I am a writer and its both, in my eyes, almost a species, a sub-race of man and a title, a position.
Inside I wrote, always all along. More recently I have been blogging so much, video-casting as well as pod-casting with the occasional poem. Every so often I tried to write a bit of creative writing. But that has been the extent of variance in my writing. Previously I used to delight in changing the scope, continually, of my works. Including the style, the topic, the theme and so on. Most recently with November drawing near I took upon myself both NaBloPoMo, of which this is part of, and NaNoWriMo, which today I just completed.
I have had a poetry book published, but most of the work verging on all of the work I took upon myself. Including the setting of the book, the marketing, even the arranging of the opening night and sales of my stock. To be honest I have gotten a little disheartened back then. I say back then because I avoided it, writing for a long long time. It was all at a time in which I had moved on from so much in my life. Turning over a new leaf I determined to never return to how I was then. In that way I would avoid in all ways what I had priorly had to put up with.

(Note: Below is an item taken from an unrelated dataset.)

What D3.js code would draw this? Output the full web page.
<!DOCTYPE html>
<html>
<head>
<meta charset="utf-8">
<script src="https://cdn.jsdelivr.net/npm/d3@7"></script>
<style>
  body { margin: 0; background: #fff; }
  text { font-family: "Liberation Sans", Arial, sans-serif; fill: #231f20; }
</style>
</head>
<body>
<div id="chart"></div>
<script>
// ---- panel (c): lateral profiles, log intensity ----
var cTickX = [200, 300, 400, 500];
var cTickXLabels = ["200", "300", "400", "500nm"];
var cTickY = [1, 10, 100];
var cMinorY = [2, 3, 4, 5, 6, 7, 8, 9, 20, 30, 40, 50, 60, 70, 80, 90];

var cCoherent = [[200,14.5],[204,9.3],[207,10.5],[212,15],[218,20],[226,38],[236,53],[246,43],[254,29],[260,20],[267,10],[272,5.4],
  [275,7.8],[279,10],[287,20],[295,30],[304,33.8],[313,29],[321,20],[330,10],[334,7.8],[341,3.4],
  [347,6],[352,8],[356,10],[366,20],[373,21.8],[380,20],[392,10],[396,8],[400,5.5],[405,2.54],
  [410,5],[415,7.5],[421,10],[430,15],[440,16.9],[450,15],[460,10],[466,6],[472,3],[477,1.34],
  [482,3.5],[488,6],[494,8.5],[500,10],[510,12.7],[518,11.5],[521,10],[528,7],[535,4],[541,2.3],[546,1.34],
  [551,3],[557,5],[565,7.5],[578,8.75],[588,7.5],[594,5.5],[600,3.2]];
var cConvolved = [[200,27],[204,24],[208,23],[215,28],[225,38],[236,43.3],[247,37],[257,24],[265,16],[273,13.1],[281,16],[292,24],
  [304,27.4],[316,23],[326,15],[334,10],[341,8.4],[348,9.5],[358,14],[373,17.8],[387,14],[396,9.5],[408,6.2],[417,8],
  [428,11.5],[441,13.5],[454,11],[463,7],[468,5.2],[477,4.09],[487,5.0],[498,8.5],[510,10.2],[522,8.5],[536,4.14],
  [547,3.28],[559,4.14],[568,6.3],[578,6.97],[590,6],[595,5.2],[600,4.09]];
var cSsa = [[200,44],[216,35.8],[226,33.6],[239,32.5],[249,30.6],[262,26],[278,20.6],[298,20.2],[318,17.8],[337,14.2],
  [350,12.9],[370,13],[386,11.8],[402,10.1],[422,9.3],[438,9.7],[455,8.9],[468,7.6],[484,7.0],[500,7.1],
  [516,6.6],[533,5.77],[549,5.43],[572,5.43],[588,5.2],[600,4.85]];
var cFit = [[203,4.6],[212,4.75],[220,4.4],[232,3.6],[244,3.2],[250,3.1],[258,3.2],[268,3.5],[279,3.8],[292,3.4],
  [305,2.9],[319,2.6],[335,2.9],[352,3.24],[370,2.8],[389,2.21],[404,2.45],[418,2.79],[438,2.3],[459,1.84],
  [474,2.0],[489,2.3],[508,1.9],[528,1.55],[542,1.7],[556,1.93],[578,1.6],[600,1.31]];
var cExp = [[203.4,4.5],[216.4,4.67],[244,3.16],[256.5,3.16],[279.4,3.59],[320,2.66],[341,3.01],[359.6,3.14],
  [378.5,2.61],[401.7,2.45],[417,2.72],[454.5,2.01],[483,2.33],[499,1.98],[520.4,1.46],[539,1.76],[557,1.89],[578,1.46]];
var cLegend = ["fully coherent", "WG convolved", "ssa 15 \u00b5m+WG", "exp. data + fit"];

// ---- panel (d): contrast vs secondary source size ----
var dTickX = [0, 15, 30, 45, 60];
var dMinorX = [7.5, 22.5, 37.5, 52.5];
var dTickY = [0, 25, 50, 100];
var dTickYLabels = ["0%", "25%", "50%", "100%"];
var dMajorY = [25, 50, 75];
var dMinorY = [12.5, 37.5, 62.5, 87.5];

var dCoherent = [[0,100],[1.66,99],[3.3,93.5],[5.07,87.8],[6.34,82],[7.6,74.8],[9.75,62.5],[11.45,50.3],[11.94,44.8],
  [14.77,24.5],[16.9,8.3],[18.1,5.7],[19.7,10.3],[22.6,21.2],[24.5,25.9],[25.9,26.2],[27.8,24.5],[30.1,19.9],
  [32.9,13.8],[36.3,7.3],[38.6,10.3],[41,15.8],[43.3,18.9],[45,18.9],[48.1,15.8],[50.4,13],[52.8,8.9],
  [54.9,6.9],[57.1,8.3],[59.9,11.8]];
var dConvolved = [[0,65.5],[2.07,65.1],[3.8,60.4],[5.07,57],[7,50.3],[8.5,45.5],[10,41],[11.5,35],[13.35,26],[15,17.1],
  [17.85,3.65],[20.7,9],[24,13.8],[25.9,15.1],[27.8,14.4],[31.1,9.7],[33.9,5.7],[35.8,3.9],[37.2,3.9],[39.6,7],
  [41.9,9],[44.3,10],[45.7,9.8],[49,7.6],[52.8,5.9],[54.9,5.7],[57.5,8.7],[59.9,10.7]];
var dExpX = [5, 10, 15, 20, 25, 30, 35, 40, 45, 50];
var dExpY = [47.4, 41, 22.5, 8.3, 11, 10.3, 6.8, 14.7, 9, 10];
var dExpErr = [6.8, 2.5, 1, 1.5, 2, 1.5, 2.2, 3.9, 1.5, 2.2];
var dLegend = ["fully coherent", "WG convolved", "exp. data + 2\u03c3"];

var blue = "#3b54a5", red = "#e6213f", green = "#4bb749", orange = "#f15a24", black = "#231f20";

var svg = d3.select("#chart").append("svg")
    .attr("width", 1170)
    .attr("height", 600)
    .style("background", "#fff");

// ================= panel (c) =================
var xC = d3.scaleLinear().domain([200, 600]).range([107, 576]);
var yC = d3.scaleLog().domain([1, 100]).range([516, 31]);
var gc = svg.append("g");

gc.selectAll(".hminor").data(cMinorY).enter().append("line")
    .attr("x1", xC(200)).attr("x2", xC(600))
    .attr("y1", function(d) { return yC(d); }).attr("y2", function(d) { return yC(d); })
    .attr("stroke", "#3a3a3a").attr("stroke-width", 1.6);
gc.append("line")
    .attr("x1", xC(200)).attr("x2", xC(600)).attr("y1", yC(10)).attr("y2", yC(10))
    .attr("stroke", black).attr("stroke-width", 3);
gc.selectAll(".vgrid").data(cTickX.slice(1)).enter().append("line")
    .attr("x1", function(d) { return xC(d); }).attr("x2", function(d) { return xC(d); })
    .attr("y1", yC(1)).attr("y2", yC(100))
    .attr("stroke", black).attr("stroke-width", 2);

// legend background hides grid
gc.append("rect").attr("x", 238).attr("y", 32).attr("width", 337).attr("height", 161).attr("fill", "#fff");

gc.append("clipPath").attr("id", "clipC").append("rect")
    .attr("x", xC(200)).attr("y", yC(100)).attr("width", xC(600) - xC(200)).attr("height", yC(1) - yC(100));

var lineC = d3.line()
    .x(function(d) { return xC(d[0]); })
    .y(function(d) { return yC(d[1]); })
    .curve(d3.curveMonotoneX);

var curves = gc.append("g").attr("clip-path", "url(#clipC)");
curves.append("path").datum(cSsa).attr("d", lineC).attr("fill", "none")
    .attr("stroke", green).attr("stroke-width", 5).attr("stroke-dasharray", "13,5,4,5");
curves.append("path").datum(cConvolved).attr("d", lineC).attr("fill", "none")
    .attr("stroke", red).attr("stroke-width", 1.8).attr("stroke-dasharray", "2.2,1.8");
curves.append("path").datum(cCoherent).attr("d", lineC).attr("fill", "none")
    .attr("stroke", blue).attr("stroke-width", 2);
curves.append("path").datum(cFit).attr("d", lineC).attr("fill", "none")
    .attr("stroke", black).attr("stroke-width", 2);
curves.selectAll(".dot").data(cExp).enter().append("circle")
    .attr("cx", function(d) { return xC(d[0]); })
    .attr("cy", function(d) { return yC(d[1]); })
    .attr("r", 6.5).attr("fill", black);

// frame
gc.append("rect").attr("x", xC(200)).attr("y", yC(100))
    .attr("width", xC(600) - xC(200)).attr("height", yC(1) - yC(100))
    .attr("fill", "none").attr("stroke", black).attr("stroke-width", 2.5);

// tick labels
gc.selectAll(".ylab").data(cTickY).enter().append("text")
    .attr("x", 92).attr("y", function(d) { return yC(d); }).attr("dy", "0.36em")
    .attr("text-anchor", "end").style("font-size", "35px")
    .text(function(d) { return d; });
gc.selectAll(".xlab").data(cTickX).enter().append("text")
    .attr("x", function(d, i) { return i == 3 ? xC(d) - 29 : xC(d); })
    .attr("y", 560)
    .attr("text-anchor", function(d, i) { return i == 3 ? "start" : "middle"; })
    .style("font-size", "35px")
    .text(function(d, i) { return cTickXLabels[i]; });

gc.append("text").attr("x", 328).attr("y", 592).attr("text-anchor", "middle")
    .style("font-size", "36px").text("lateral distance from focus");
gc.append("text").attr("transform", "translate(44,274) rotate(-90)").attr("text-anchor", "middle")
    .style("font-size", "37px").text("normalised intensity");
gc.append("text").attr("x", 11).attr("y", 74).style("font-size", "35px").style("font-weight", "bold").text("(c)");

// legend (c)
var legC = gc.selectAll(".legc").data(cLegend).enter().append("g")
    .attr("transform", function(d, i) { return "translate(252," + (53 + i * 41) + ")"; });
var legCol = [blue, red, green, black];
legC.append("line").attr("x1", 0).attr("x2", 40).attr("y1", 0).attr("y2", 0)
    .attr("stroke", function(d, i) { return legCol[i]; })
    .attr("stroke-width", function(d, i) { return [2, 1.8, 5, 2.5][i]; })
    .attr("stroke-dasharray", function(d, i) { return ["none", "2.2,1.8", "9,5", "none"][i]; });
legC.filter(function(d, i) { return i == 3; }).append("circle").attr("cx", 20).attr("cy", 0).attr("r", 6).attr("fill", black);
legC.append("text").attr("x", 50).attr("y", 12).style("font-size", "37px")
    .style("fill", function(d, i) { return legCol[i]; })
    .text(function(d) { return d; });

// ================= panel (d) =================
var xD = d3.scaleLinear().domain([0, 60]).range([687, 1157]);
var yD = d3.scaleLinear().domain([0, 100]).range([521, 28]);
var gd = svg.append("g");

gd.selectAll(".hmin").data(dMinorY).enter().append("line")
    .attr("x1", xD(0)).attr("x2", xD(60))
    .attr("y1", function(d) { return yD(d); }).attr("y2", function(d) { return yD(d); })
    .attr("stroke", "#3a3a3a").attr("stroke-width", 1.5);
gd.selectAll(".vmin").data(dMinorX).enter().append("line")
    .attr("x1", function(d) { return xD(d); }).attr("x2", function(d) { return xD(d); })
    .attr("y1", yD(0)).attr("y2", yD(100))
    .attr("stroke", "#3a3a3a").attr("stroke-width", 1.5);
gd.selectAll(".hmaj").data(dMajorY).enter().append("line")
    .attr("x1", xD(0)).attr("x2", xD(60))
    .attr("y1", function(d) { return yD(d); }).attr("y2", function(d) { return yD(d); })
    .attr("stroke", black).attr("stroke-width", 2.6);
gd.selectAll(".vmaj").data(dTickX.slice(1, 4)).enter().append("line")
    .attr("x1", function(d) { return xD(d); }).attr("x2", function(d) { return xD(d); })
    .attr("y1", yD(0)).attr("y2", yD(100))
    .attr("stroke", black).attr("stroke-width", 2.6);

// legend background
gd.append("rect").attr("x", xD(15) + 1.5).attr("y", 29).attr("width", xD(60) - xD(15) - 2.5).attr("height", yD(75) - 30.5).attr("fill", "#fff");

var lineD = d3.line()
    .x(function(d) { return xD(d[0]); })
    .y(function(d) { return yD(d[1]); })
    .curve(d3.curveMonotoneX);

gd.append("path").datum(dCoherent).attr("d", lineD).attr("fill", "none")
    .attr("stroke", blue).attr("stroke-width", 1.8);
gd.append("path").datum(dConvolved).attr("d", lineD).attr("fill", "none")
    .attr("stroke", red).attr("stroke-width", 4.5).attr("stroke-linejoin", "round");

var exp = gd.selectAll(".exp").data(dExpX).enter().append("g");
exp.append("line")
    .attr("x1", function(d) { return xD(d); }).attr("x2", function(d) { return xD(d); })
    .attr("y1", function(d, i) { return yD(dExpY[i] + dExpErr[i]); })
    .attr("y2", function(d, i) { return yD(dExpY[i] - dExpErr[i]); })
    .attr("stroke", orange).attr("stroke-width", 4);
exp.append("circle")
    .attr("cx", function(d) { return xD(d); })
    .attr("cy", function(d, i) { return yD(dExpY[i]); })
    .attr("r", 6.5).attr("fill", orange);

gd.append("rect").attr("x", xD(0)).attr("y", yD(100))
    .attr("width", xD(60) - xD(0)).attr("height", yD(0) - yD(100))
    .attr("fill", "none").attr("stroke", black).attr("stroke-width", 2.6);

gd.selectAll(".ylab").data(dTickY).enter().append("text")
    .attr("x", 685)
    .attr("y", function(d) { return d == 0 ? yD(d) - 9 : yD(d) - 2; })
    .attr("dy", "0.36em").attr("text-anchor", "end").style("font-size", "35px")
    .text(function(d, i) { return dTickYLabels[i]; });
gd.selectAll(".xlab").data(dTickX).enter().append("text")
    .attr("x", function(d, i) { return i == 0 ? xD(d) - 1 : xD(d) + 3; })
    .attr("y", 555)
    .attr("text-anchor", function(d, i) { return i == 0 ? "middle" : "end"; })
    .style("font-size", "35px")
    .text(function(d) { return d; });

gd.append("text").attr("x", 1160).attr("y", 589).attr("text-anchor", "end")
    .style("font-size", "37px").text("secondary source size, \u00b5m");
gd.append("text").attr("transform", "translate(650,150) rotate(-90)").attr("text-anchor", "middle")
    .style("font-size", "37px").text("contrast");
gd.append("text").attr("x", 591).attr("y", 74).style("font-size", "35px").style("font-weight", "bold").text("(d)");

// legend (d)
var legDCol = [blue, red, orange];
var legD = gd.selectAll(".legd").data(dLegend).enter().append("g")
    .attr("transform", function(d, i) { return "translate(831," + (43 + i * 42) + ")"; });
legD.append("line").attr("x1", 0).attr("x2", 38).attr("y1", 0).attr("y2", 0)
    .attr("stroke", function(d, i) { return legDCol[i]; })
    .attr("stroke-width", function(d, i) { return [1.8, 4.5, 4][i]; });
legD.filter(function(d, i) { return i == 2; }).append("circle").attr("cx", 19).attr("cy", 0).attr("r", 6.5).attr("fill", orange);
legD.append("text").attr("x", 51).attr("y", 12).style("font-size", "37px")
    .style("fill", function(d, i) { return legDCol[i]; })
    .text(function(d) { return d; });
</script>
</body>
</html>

I have had, in one go, two stories published written in Irish in a compilation work. They are something I am quite proud of. I remember the shock I had to see those words in print. It blew me away totally, thinking of it the only times that has happen to me outside of writing has been the day of my wedding. Following all of this I sit here barely writing, blown away at my achievements. Personal more than anything. I have spent the month working with demons over the month. Not particularly bad ones I seem to have found out. Just persistent ones.
This month has been about me reclaiming the title to what I feel I am inside. I know this post to the majority won’t mean much but the results of it probably will. I hope now following this I will move beyond feelings of guilt and past problems to draw in the gifts I have. Here is hoping that this book goes well and further. I will be moving on with this book and cleaning up the kid’s book. I truly think that with the right chances and everything going well next year I should be a professional writer.